Yaklaşan seçimler nedeniyle AKP’nin kaybetmiş olduğu prestiji kazanmak adına başvurulan oyunlardan birinin yeniden startı verildi.
İstikrar, huzur, terör karşıtı olmak adına oynanan bu oyun gerçeklerin üzerini örtmeye artık yetmiyor.
Ortada demokrasi ve özgürlüklerin bu denli yok sayıldığı, hukukun ayaklar altına alındığı onlarca uygulamanın olduğu bir noktada artık mızrak çuvala sığmıyor.
Daha dün Cuma pazarında bildiri dağıtan Halkevi üyelerinin demokratik hakları yok sayılarak gözaltına alındılar.
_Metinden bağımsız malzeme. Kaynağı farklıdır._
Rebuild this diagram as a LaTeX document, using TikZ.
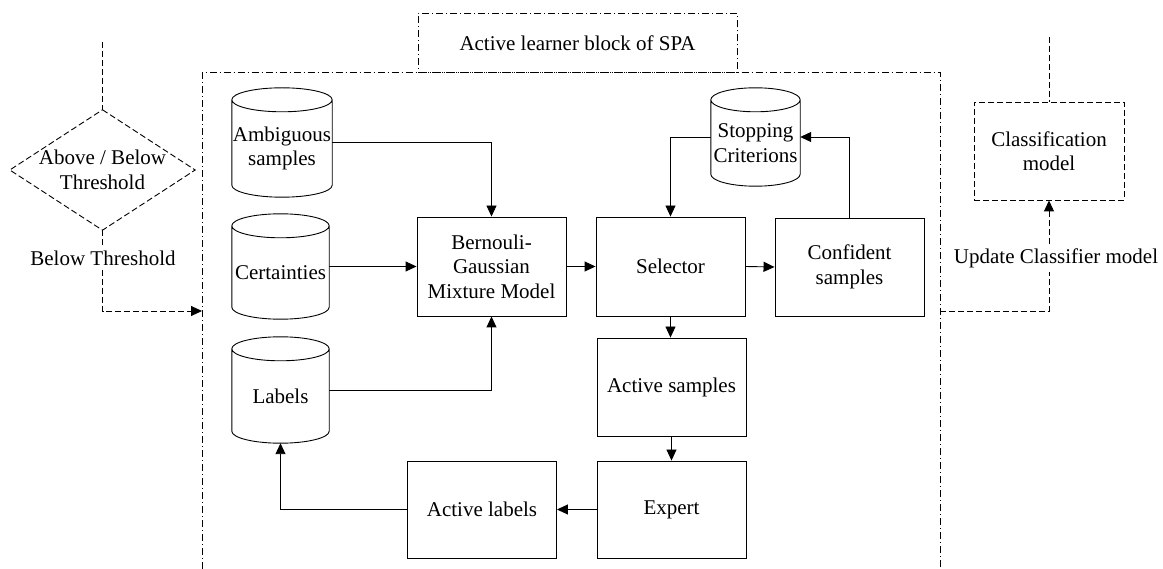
\documentclass[tikz,border=0pt]{standalone}
\usepackage{fontspec}
\setmainfont{Liberation Serif}
\newfontfamily\diagfont{Liberation Serif}
\usetikzlibrary{arrows.meta,calc}

\tikzset{
  box/.style={draw, line width=0.9pt, rectangle, align=center, inner sep=0pt},
  drum/.style={rectangle, align=center, inner sep=0pt},
  lbl/.style={align=center, inner sep=4pt},
  link/.style={line width=0.9pt},
  tip/.style={-{Triangle[length=11pt,width=10pt]}},
  dashline/.style={line width=0.9pt, dash pattern=on 6pt off 3pt},
  dotdash/.style={line width=0.9pt, dash pattern=on 7pt off 3pt on 1pt off 3pt},
}

% cylinder outline around a node that covers the body below the top ellipse
\newcommand{\drawdrum}[1]{%
  \draw[line width=0.9pt] let \p1=(#1.north west), \p2=(#1.south east) in
    (\x1,\y1) -- (\x1,\y2+12pt)
    arc[start angle=180, end angle=360, x radius={(\x2-\x1)/2}, y radius=12pt]
    -- (\x2,\y1)
    ({(\x1+\x2)/2},\y1) ellipse[x radius={(\x2-\x1)/2}, y radius=12pt];
}

\begin{document}
\begin{tikzpicture}[x=1pt,y=-1pt,font=\diagfont\fontsize{21pt}{24.5pt}\selectfont]
\useasboundingbox (0,0) rectangle (1163,569);

% ---------- left: threshold decision ----------
\node[minimum width=185pt, minimum height=120pt, align=center, inner sep=0pt]
  (dec) at (102.5,170) {Above / Below\\Threshold};
\draw[dashline] (dec.north) -- (dec.east) -- (dec.south) -- (dec.west) -- cycle;
\coordinate (topL) at (102.5,42);
\draw[dashline] (topL) -- (dec.north);
\node[lbl] (thr) at (103,258) {Below Threshold};

% ---------- active learner block ----------
\coordinate (obl) at (202,569);
\coordinate (otl) at (202,72.5);
\coordinate (otr) at (940,72.5);
\coordinate (obr) at (940,569);
\draw[dotdash] (obl) -- (otl) -- (otr) -- (obr);
\node[draw, dotdash, minimum width=319pt, minimum height=59pt, inner sep=0pt]
  (blk) at (577.5,43) {Active learner block of SPA};
\coordinate (inL) at (202,311);
\coordinate (outR) at (940,311);

% data stores
\node[drum, minimum width=100pt, minimum height=97pt] (amb) at (282,148.5) {Ambiguous\\samples};
\node[drum, minimum width=97pt, minimum height=93pt] (cert) at (280.5,272.5) {Certainties};
\node[drum, minimum width=97pt, minimum height=94pt] (lab) at (280.5,396) {Labels};
\node[drum, minimum width=89pt, minimum height=86pt] (stop) at (755.5,143) {Stopping\\Criterions};
\drawdrum{amb}
\drawdrum{cert}
\drawdrum{lab}
\drawdrum{stop}

% process blocks
\node[box, minimum width=149pt, minimum height=99pt] (bgmm) at (491.5,266.5) {Bernouli-\\Gaussian\\Mixture Model};
\node[box, minimum width=149pt, minimum height=99pt] (sel) at (670.5,266.5) {Selector};
\node[box, minimum width=149pt, minimum height=98pt] (conf) at (849.5,267) {Confident\\samples};
\node[box, minimum width=149pt, minimum height=98pt] (acts) at (671.5,387) {Active samples};
\node[box, minimum width=149pt, minimum height=97pt] (exp) at (671.5,509.5) {Expert};
\node[box, minimum width=149pt, minimum height=97pt] (actl) at (482,509.5) {Active labels};

% ---------- right: classifier ----------
\node[box, dashline, minimum width=150pt, minimum height=98pt] (cls) at (1049,151) {Classification\\model};
\coordinate (topR) at (1049,37);
\draw[dashline] (topR) -- (cls.north);
\node[lbl] (upd) at (1056,258) {Update Classifier model};

% ---------- connectors ----------
\draw[link,tip] ([yshift=6pt]amb.east) -| (bgmm.north);
\draw[link,tip] ([yshift=6pt]cert.east) -- (bgmm.west);
\draw[link,tip] ([yshift=6pt]lab.east) -| (bgmm.south);
\draw[link,tip] (bgmm.east) -- (sel.west);
\draw[link,tip] (sel.east) -- (conf.west);
\draw[link,tip] (sel.south) -- (sel.south |- acts.north);
\draw[link,tip] (acts.south) -- (exp.north);
\draw[link,tip] (exp.west) -- (actl.east);
\draw[link,tip] (actl.west) -| (lab.south);
\draw[link,tip] ([yshift=6pt]stop.west) -| (sel.north);
\draw[link,tip] (conf.north) |- ([yshift=6pt]stop.east);

\draw[dashline] (dec.south) -- (thr.north -| dec.south);
\draw[dashline,tip] (thr.south -| dec.south) |- (inL);
\draw[dashline] (outR) -| (cls.south |- upd.south);
\draw[dashline,tip] (cls.south |- upd.north) -- (cls.south);
\end{tikzpicture}
\end{document}
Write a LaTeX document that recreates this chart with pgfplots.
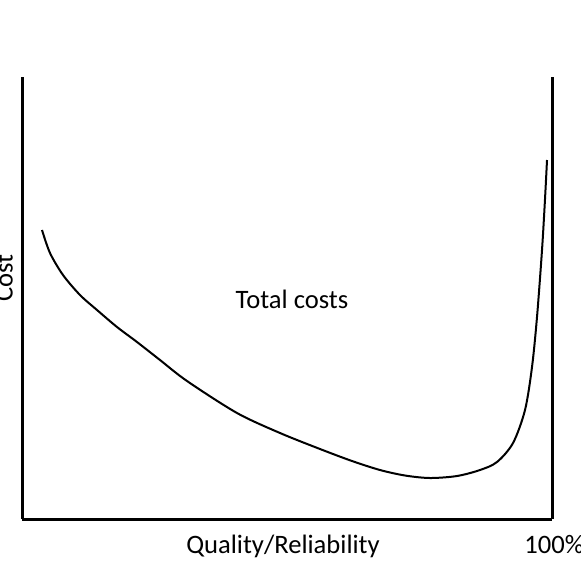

Çağlayan adliyesinde yaşanılan olay sonrasında Çanakkale’de devrimci bir genç gözaltına alındı, şu satırları yazdığım sırada hala gözaltında tutuluyordu.
İç güvenlik yasa tasarı böylece hayata geçirilmeye başlandı.
Demokrasi güçlerinin bu yasanın bir sıkıyönetim baskı ve şiddet yasası olmasının bilinciyle yapmış oldukları muhalefetin önemi şimdi daha net olarak ortaya çıkıyor.
Anlaşılıyor ki, seçimlere kadar buna benzer uygulamalar yoğunlaştırılarak sürdürülecek.
Bu baskı ve hukuksuzluklara boyun eğmenin geleceğimizin diktatörlük koşullarında sürdürülmesine şimdiden onay vermek anlamına geldiğini unutmadan demokrasi güçlerinin dayanışma ile verecekleri tepkinin önemi bugünlerde çok daha fazla kendisini hissettirmektedir.
Bu süreçte baskı ve şiddet ortamından nemalanların, bir takım provokasyonlarla halkın algısını değiştirmek adına çabalar içersinde olacağını göz önünde bulundurarak demokratik tepkimizi her alanda geliştirmeliyiz.
Çağlayan olaylarından sonra yaşananlar AKP’yi kurtarma girişimleri olarak sahnelenmektedir.
Tüm bu girişimleri boşa çıkarmak, AKP karşıtı demokrasi güçlerinin görevidir.
CHP örgütü artık toplumsal sorumluluklarını hatırlamalı, aday yarışının ruh halinden kendisini kurtarıp hayata dönmelidir.
Bu konuya ilişkin kentin belediye başkanının gündeme getirdiği tespitlerin gereğinin yapılması CHP tabanının beklentisi olmuştur.
Bunun gerekliklerinin yerine getirilmesi partinin iç işlerinden bağımsız olarak baskı ve şiddet uygulamalarına karşı olmak adına ortaya koyulmalıdır.
En azından milletvekili adayı olarak belirlenmiş olanlar şimdi bu konuda sorumluluk almalılar, demokrasi ve özgürlükler adına samimiyetlerini ortaya koymalıdırlar.
HDP, demokrasinin savunulması, bu anti demokratik saldırılara karşı durulması konusunda vatandaşların beklentisi en yüksek olan siyasal aktörlerden biri olarak özelikle Çanakkale’deki sessizliğini artık bozmalıdır.
Seçimlere yaklaşık iki ay kalan bu dönemde gericiliğin, gelişen demokrasi ve özgürlük eğilimlerini kendi varlıklarını riske sokacak bir yönelişe dönüşmesini engellemek adına tüm güçleriyle her türlü çarpıtma spekülasyon ve beraberinde şiddet ve baskı yöntemlerini kullanırken tavırsız kalanlar bunun bedelini önce kendileri ödeyecekleri gibi, halkın çıkarları açısından da bir ihanet içersinde olacaklarını unutmasınlar.
Toplumu terörize etmek, bugün gericiliğin sıkı bir şekilde sarıldığı bir taktiktir.
Tüm demokrasi güçleri bu taktiği boşa çıkarmak adına yoğun bir teşhir ve kamuoyunu bilgilendirme çalışmasını başlatmalı ve fiili olarak sürdürülen baskılara karşı da tepkilerini kitlesel bir şekilde vermelidirler.
Bugün,yarın çok geç olmadan demokrasi özgürlük ve barış için sorumluluk alma zamanıdır.